In the search for consolations, the poem shifts from rehabilitating tired language to citing seemingly proverbial wisdom that starts “For every bird…”, but there is no consolation in this proverbial declaration, only the immediate undercutting of “there is a stone thrown at a bird.” Smith then repeats the “For every…” formula and careens into the poem’s most brutal line with “…loved child, a child broken, bagged,/sunk in a lake.” Unlike most contemporary poets, who would pile on after such a lacerating phrase, Smith skillfully eases back in the manner of casual conversation. Importantly, by now the poem feels like a real conversation, not an aloof artistic exercise.

Smith avoids the faults of most contemporary poetry. She neither substitutes layers of metaphor for the precise use of language, nor litters her poem with the trendy vocabulary and clunky rhythms of postmodern poetry. As the poem intensifies, she adopts with a flawless ear the unfamiliar anapestic rhythms of excited speech.  

What makes the poem special, however, is its use of a familiar experience one never sees described in poetry: the real estate agent walking through “a real shithole” of a house and telling the client that it has “good bones” (a pitch that asserts not only that the house can be redeemed, but that the client can be the agent of its redemption):

                                                          I am trying
                                  to sell them the world. Any decent realtor,
                                  walking you through a real shithole, chirps on
                                  about good bones: this place could be beautiful,
                                  right? You could make this place beautiful.

Smith’s conclusion leaves us in essentially the same place as Zagajewski’s great poem, although he ends defiant and she hesitant.

Given Smith’s use of repetition, it is unsurprising that her entire collection shares many of the themes and images of the title poem. Key phrases resurface:

                                    Night was a secret
                                    we kept from the children. (“Illustration”)

A blonde daughter appears frequently, and almost as frequently a hawk appears near that daughter:

                                    The hawk has never seen a girl.
                                    This new creature—smaller than a fawn,

                                    song unlike a bird’s—hushes the air
                                    with her gold hair.  (“The Hawk”)
 

                                                             The girl wears
                                    the shadow of a hawk, feathers

                                    like a fine-printed fabric on her skin.
                                    The men don’t know what to make

                                    of the bird, how it hovers above her
                                    like a kite held up by an undercurrent.  (“The Hunters”)

(I initially read these hawk sightings as symbols of a threatening world, but Smith has stated in an interview that she views hawks as talismans of good luck.)

Admonitions to embrace the “mutilated world” recur throughout the book. Sometimes they pull Smith from her usual jaunty rhythms into a more classically iambic meter: 

                                    I’m desperate for you
                                    to love the world because I brought you here.
                                                                                                (“First Fall”)

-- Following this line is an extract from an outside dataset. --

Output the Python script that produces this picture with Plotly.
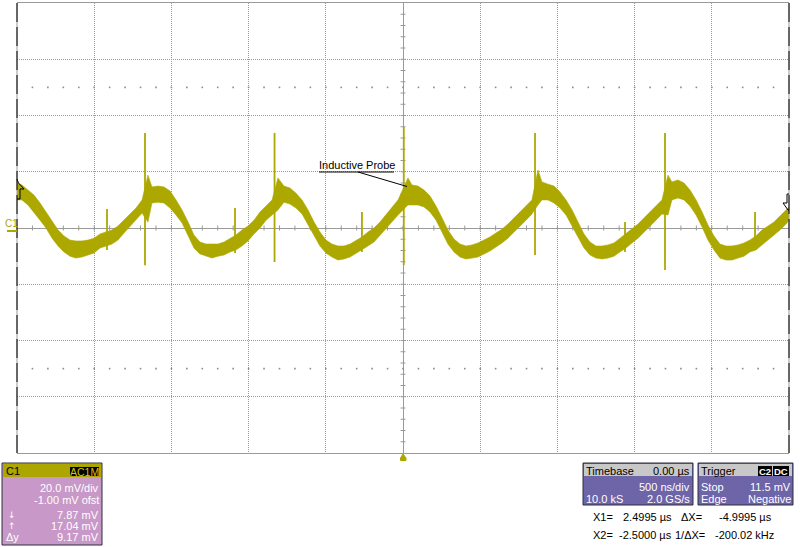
import numpy as np
import plotly.graph_objects as go

W, H = 800, 547
FONT = "Liberation Sans, Arial, sans-serif"
OLIVE = "#ADA800"

time_us = [-2.500, -2.468, -2.429, -2.390, -2.351, -2.312, -2.273, -2.234, -2.196, -2.157,
           -2.118, -2.079, -2.040, -2.001, -1.962, -1.923, -1.885, -1.846, -1.807, -1.768,
           -1.729, -1.690, -1.652, -1.626, -1.587, -1.548, -1.509, -1.470, -1.431, -1.392,
           -1.354, -1.315, -1.276, -1.237, -1.198, -1.159, -1.120, -1.082, -1.043, -1.004,
           -0.965, -0.926, -0.887, -0.848, -0.810, -0.771, -0.732, -0.693, -0.654, -0.615,
           -0.576, -0.538, -0.499, -0.460, -0.421, -0.382, -0.343, -0.304, -0.266, -0.227,
           -0.188, -0.149, -0.110, -0.071, -0.032, 0.032, 0.058, 0.097, 0.136, 0.175,
           0.214, 0.253, 0.291, 0.330, 0.369, 0.408, 0.447, 0.486, 0.525, 0.563,
           0.602, 0.641, 0.680, 0.719, 0.758, 0.797, 0.835, 0.874, 0.900, 0.939,
           0.978, 1.017, 1.056, 1.095, 1.133, 1.172, 1.211, 1.250, 1.289, 1.328,
           1.367, 1.405, 1.444, 1.483, 1.522, 1.561, 1.600, 1.639, 1.677, 1.716,
           1.742, 1.781, 1.820, 1.859, 1.898, 1.937, 1.975, 2.014, 2.053, 2.092,
           2.131, 2.170, 2.209, 2.247, 2.286, 2.325, 2.364, 2.403, 2.442, 2.481, 2.500]

upper_mv = [16.0, 15.3, 13.5, 11.7, 8.9, 5.7, 2.1, -0.7, -2.8, -4.3,
            -4.6, -4.6, -4.3, -3.6, -2.1, -1.4, -0.7, 0.7, 2.8, 5.0,
            7.1, 10.0, 18.8, 14.6, 14.9, 14.6, 13.2, 10.0, 6.4, 2.1,
            -2.5, -5.0, -5.7, -5.7, -5.7, -5.0, -3.6, -2.5, -0.7, 0.7,
            2.8, 5.7, 7.8, 10.0, 17.8, 14.9, 14.2, 12.4, 10.0, 6.4,
            2.1, -1.4, -4.3, -5.7, -6.4, -6.4, -5.7, -4.3, -3.2, -1.4,
            0.0, 2.1, 4.6, 7.1, 10.0, 17.8, 15.3, 14.9, 13.5, 11.4,
            7.8, 3.6, -0.7, -3.9, -5.7, -6.4, -6.0, -5.3, -4.3, -3.2,
            -1.8, -0.4, 1.4, 3.6, 5.7, 7.8, 10.0, 20.6, 16.4, 15.6,
            14.9, 12.8, 10.0, 6.4, 2.1, -2.1, -5.0, -6.4, -6.4, -6.0,
            -5.3, -3.6, -2.1, -0.4, 1.4, 3.6, 5.7, 7.8, 10.0, 18.8,
            16.4, 17.1, 16.0, 13.5, 10.0, 5.7, 1.1, -2.8, -5.7, -6.4,
            -6.4, -6.0, -5.3, -4.3, -2.8, -0.7, 0.7, 2.1, 4.3, 6.4, 7.5]

lower_mv = [10.0, 10.0, 8.2, 5.7, 2.8, 0.0, -3.6, -6.4, -8.5, -10.0,
            -10.7, -10.3, -9.6, -8.9, -7.1, -6.4, -5.7, -4.3, -1.8, 0.7,
            2.8, 5.3, 2.1, 8.9, 9.2, 8.9, 7.1, 4.6, 1.8, -2.8,
            -7.1, -9.2, -10.0, -10.7, -10.0, -9.6, -8.5, -7.8, -6.4, -4.6,
            -2.1, 0.0, 2.8, 4.6, 6.4, 9.2, 8.5, 7.1, 5.0, 1.4,
            -2.8, -6.4, -8.9, -10.3, -11.4, -11.0, -10.3, -9.2, -7.8, -6.4,
            -5.0, -2.8, -0.4, 2.1, 4.6, 8.2, 8.2, 8.2, 7.5, 5.7,
            2.8, -1.4, -5.7, -8.5, -10.3, -11.0, -10.7, -10.3, -9.2, -8.2,
            -6.8, -5.3, -3.6, -1.4, 0.7, 2.8, 5.0, 8.2, 10.0, 10.0,
            8.9, 7.1, 4.6, 1.1, -3.2, -7.1, -9.6, -10.7, -11.0, -10.7,
            -10.0, -8.5, -7.1, -5.3, -3.6, -1.4, 0.7, 2.8, 5.0, 4.6,
            10.0, 10.7, 10.0, 7.8, 4.6, 0.4, -4.3, -7.8, -10.7, -11.4,
            -11.4, -10.7, -10.0, -8.5, -7.8, -6.0, -4.3, -2.5, -0.7, 1.4, 2.8]

spike_time_us = [-1.917, -1.671, -1.088, -0.832, -0.266, 0.005, 0.855, 1.438, 1.697, 2.280]
spike_top_mv = [6.8, 33.8, 7.1, 33.8, 5.7, 35.9, 33.8, 2.1, 33.8, 5.7]
spike_bottom_mv = [-7.8, -13.2, -8.9, -12.1, -8.5, -13.2, -9.6, -8.5, -14.9, -7.1]

# screen geometry (pixels of the plot area)
PX_L, PX_R, PX_T, PX_B = 17, 789, 3, 453
X_RANGE = [-2.5, 2.5]   # 500 ns/div, 10 div
Y_RANGE = [-80, 80]     # 20 mV/div, 8 div


def fx(px):
    return px / W


def fy(py):
    return 1 - py / H


fig = go.Figure()

# minor dot rows at +/- 2.5 div
dot_x = np.round(np.arange(-2.4, 2.45, 0.1), 3)
fig.add_trace(go.Scatter(
    x=np.concatenate([dot_x, dot_x]), y=[50] * len(dot_x) + [-50] * len(dot_x),
    mode="markers", marker=dict(symbol="square", size=1.6, color="#8c8c8c", line=dict(width=0)),
    hoverinfo="skip"))

# tick marks on centre axes
tx, ty = [], []
for v in np.round(np.arange(-2.4, 2.45, 0.1), 3):
    tx += [v, v, None]
    ty += [-0.9, 0.9, None]
for v in range(-76, 80, 4):
    tx += [-0.016, 0.016, None]
    ty += [v, v, None]
fig.add_trace(go.Scatter(x=tx, y=ty, mode="lines", line=dict(color="#999999", width=1),
                         hoverinfo="skip"))

# waveform band (min/max envelope)
band_x = list(time_us) + list(reversed(time_us))
band_y = list(upper_mv) + list(reversed(lower_mv))
fig.add_trace(go.Scatter(x=band_x, y=band_y, mode="lines", fill="toself",
                         fillcolor=OLIVE, line=dict(color=OLIVE, width=0.6),
                         hoverinfo="skip"))

# spikes
sx, sy = [], []
for t, a, b in zip(spike_time_us, spike_top_mv, spike_bottom_mv):
    sx += [t, t, None]
    sy += [a, b, None]
fig.add_trace(go.Scatter(x=sx, y=sy, mode="lines", line=dict(color=OLIVE, width=1.8),
                         hoverinfo="skip"))

shapes = []


def line_px(x0, y0, x1, y1, color, width=1, dash=None, layer="above"):
    d = dict(type="line", xref="paper", yref="paper", x0=fx(x0), y0=fy(y0), x1=fx(x1), y1=fy(y1),
             line=dict(color=color, width=width), layer=layer)
    if dash:
        d["line"]["dash"] = dash
    shapes.append(d)


def rect_px(x0, y0, x1, y1, fill, line_color=None, width=1):
    shapes.append(dict(type="rect", xref="paper", yref="paper", x0=fx(x0), y0=fy(y1), x1=fx(x1), y1=fy(y0),
                       fillcolor=fill, line=dict(color=line_color or fill, width=width if line_color else 0),
                       layer="above"))


def path_px(pts, fill=None, color="black", width=1, closed=True):
    p = "M " + " L ".join(f"{fx(a):.5f},{fy(b):.5f}" for a, b in pts)
    if closed:
        p += " Z"
    shapes.append(dict(type="path", xref="paper", yref="paper", path=p,
                       fillcolor=fill or "rgba(0,0,0,0)", line=dict(color=color, width=width),
                       layer="above"))


# side borders: gray under black dashes
for xb in (PX_L, PX_R):
    line_px(xb, PX_T, xb, PX_B, "#9a9a9a", 1)
    line_px(xb, PX_T, xb, PX_B, "#000000", 1, dash="19px,5px")

# trigger-level markers
path_px([(17, 179), (18.5, 183), (24, 189), (20, 189), (20, 199), (17, 199)], closed=False)
path_px([(789, 194), (787, 194), (787, 203), (783, 203), (788, 210), (789, 210)], closed=False)

# C1 ground marker
rect_px(7, 230, 17, 232, OLIVE)
# trigger position marker
path_px([(403, 454), (400.5, 458), (400.5, 460.5), (406, 460.5), (406, 458)], fill=OLIVE, color=OLIVE)

# label leader
line_px(319, 172, 394, 172, "black", 1)
line_px(358, 172, 407, 186.5, "black", 1)

# ---------- bottom panels ----------
PANEL_LINE = "#2e2e3e"
rect_px(2, 463, 102, 545, "#C898C8", PANEL_LINE)
rect_px(3, 464, 101, 477, "#ADA600")
rect_px(70, 467, 99, 476, "#000000")

for x0, x1 in ((583, 693), (698, 793)):
    rect_px(x0, 463, x1, 505, "#6E64A8", PANEL_LINE)
    rect_px(x0 + 1, 464, x1 - 1, 476, "#C8C8C8")
rect_px(758, 466, 772, 476, "#000000")
rect_px(773, 466, 789, 476, "#000000")

annotations = []


def text_px(s, x, y, anchor="left", color="black", size=11, bold=False, family=FONT):
    if bold:
        s = f"<b>{s}</b>"
    annotations.append(dict(text=s, x=fx(x), y=fy(y), xref="paper", yref="paper",
                            xanchor=anchor, yanchor="middle", showarrow=False, borderpad=0,
                            font=dict(family=family, size=size, color=color)))


text_px("Inductive Probe", 318, 165)
text_px("C1", 4, 223, color=OLIVE, size=10)

# C1 panel
text_px("C1", 5, 471)
text_px("AC1M", 84.5, 471.5, anchor="center", color="#D0C800", size=10.5)
text_px("20.0 mV/div", 100, 487.5, anchor="right", color="white")
text_px("-1.00 mV ofst", 100, 499.5, anchor="right", color="white")
text_px("7.87 mV", 100, 515, anchor="right", color="white")
text_px("17.04 mV", 100, 526, anchor="right", color="white")
text_px("9.17 mV", 100, 536.5, anchor="right", color="white")
text_px("↓", 7, 514.5, color="white", size=9, family="DejaVu Sans")
text_px("↑", 7, 526, color="white", size=9, family="DejaVu Sans")
text_px("Δy", 5, 537, color="white")

# Timebase panel
text_px("Timebase", 585, 470.5)
text_px("0.00 µs", 691, 470.5, anchor="right")
text_px("500 ns/div", 691, 487, anchor="right", color="white")
text_px("10.0 kS", 585, 498.5, color="white")
text_px("2.0 GS/s", 691, 498.5, anchor="right", color="white")

# Trigger panel
text_px("Trigger", 700, 470.5)
text_px("C2", 765, 471.5, anchor="center", color="white", size=9.5, bold=True)
text_px("DC", 781, 471.5, anchor="center", color="white", size=9.5, bold=True)
text_px("Stop", 700, 487, color="white")
text_px("11.5 mV", 792, 487, anchor="right", color="white")
text_px("Edge", 700, 498.5, color="white")
text_px("Negative", 792, 498.5, anchor="right", color="white")

# cursor readouts
text_px("X1=", 592, 517)
text_px("2.4995 µs", 673, 517, anchor="right")
text_px("ΔX=", 680, 517)
text_px("-4.9995 µs", 773, 517, anchor="right")
text_px("X2=", 592, 535)
text_px("-2.5000 µs", 673, 535, anchor="right")
text_px("1/ΔX=", 674, 535)
text_px("-200.02 kHz", 775, 535, anchor="right")

fig.update_layout(
    width=W, height=H, margin=dict(l=0, r=0, t=0, b=0),
    paper_bgcolor="white", plot_bgcolor="white", showlegend=False,
    font=dict(family=FONT, size=11, color="black"),
    xaxis=dict(domain=[fx(PX_L), fx(PX_R)], range=X_RANGE, tick0=0, dtick=0.5,
               showgrid=True, gridcolor="#9a9a9a", gridwidth=1, griddash="1px,1px",
               zeroline=True, zerolinecolor="#9a9a9a", zerolinewidth=1,
               showline=True, linecolor="#9a9a9a", linewidth=1, mirror=True,
               showticklabels=False, ticks="", fixedrange=True),
    yaxis=dict(domain=[fy(PX_B), fy(PX_T)], range=Y_RANGE, tick0=0, dtick=20,
               showgrid=True, gridcolor="#9a9a9a", gridwidth=1, griddash="1px,1px",
               zeroline=True, zerolinecolor="#9a9a9a", zerolinewidth=1,
               showline=False, showticklabels=False, ticks="", fixedrange=True),
    shapes=shapes, annotations=annotations,
)

fig.write_html(
    "out.html",
    config={"displayModeBar": False, "staticPlot": True},
    post_script="document.body.style.margin='0';document.body.style.overflow='hidden';",
)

At other times she returns to this topic, but retains more conversational rhythms:  

                                    I’m trying to love the world,
                                    I am, but is it too much

                                    to ask for two parts bees
                                    vibrating their cups of pollen,

                                    humming a perfect A note,
                                    to one part string?    (“Let’s Not Begin”)

This conflicted reaction to a world difficult to love colors other poems, such as “Rough Air” and “Orientation.”

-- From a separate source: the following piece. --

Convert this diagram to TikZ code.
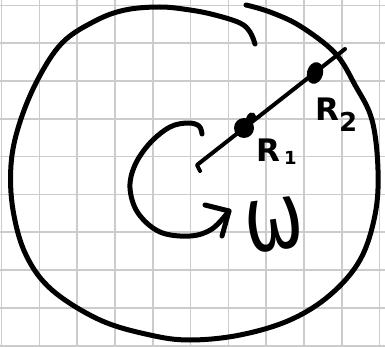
\documentclass[tikz,border=0pt]{standalone}
\usepackage{fontspec}
\newfontfamily\handfont{DejaVu Sans}
\usetikzlibrary{shapes.geometric}
\tikzset{
  gridline/.style={draw=black!20, line width=1.6pt},
  ink/.style={draw=black, line width=5pt, line cap=round, line join=round},
  thinink/.style={draw=black, line width=4pt, line cap=round, line join=round},
  blob/.style={fill=black, draw=none},
  lbl/.style={inner sep=0pt, font=\handfont\bfseries\fontsize{31}{31}\selectfont},
}
\begin{document}
\begin{tikzpicture}[x=1pt,y=-1pt]
\useasboundingbox (0,0) rectangle (385,347);
\fill[white] (0,0) rectangle (385,347);
% grid paper
\foreach \i in {0,...,10} \draw[gridline] (1.5+37.8*\i,0) -- ++(0,347);
\foreach \j in {0,...,9} \draw[gridline] (0,5.5+37.8*\j) -- ++(385,0);
% outer hand-drawn circle
\draw[ink] plot[smooth, tension=0.6] coordinates {
 (255,44) (250,32) (240,23) (215,15) (190,10) (160,7) (125,10) (95,21)
 (62,43) (37,81) (19,125) (11,165) (13,210) (26,255) (52,290) (100,320)
 (150,335) (190,340) (240,335) (290,320) (330,295) (360,260) (375,215)
 (378,170) (372,120) (355,85) (335,53) (300,26) (270,12) (246,5)};
% radius line and points
\coordinate (c) at (197,165);
\coordinate (ctick) at (200,171);
\coordinate (e) at (345,49);
\draw[thinink] (ctick) -- (c) -- (e);
\node[blob, circle, minimum size=20pt, inner sep=0pt] (r1) at (244,128) {};
\node[blob, ellipse, minimum width=9pt, minimum height=12pt, inner sep=0pt, rotate=-30] (r1b) at (251,118) {};
\node[blob, ellipse, minimum width=16pt, minimum height=22pt, inner sep=0pt, rotate=-15] (r2) at (315,73) {};
% labels
\node[lbl, anchor=base west] (l1) at (256,162) {R\kern4pt\raisebox{-3pt}{\fontsize{18}{18}\selectfont 1}};
\node[lbl, anchor=base west] (l2) at (315,121) {R\kern0pt\raisebox{-11pt}{\fontsize{26}{26}\selectfont 2}};
% rotation arrow
\coordinate (a0) at (202,134);
\coordinate (tip) at (229,211);
\coordinate (h1) at (205,205);
\coordinate (h2) at (222,236);
\draw[ink] plot[smooth, tension=0.6] coordinates {
 (a0) (199,126) (188,123) (170,127) (150,143) (135,165) (130,188)
 (138,213) (160,232) (190,236) (212,229) (tip)};
\draw[ink] (h1) -- (tip) -- (h2);
\node[inner sep=0pt, rotate=8, xscale=0.95, yscale=1.25, font=\handfont\fontsize{74}{74}\selectfont] (w) at (274,225) {ω};
\end{tikzpicture}
\end{document}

Smith displays considerable range. She has a fondness for playful poems (such as “Weep Up”) that start with a child’s linguistic slip or first observation of an object or event. At their best, these poems gain insights from a perspective of the world freed from conditioned expectations. The lighter poems, such as “You Could Never Take a Car to Greenland,” provide a reader with whimsy more artful and enjoyable than comparable efforts in Billy Collins’s better poems.

The book includes several poems that do not start with Smith’s implicit or explicit address, but a masterful description instead. I was particularly impressed by these beginnings:

                                    The plane tree peels
                                    to yellowed newsprint,

                                    littering the yard
                                    with stiff sleeves of bark

                                    collaged ivory and dove.
                                    A gray squirrel stands

                                    on its hind legs, gently
                                    combing clover

                                    with its paws, as if
                                    it were fur on the back

                                    of some animal it loves
                                    and tends to.   (“London Plane”)

                                    I must have just missed a parade—
                                    horse droppings and hard candy
                                    in the road, miniature American
                                    flags staked into the grass, plastic
                                    chairs lining the curb down this

                                    two-lane highway, 36 in the open
                                    country, briefly Main Street in town.
                                   When I was small, I sat on a curb
                                    only a dozen miles from here, my feet
                                    in the ashtray-dirty gutter, and watched

                  stars-and-stripes girls wheeling
                  their batons, slicing the sun-dumb
                  air into streamers. I can still hear
                  the click of cellophane candies
                  on pavement.   (“Accidental Pastoral”)

It would be easy, immersed in these lines, to overlook the ways in which Maggie Smith’s poetry represents a break from the worn-out generic free verse of our literary mainstream. Her clear and precise imagery is reminiscent of Elizabeth Bishop and, shockingly, she tries to communicate important ideas to readers—including nonacademic readers. She exchanges postmodern snark for sincerity and wry wit, and even strives for transcendent moments in ways that went out of fashion decades ago.  

Smith’s jaunty but self-questioning tone does slip occasionally, as with the facile “I become my mother” in “Weep Up,” but such lapses are outnumbered by numerous examples of exuberantly inventive wordplay. I particularly admired the “MacGyvered with twine and chewing gum” in “Rain, New Year’s Eve.”

In recent decades we have produced almost no “public poets”—poets of the genius of Robert Frost and Edna St. Vincent Millay, poets whose work displays both the depth to interest academics and the accessibility to interest the general public. With her refreshing love of language and ideas, Maggie Smith is one of our best bets to fill that void.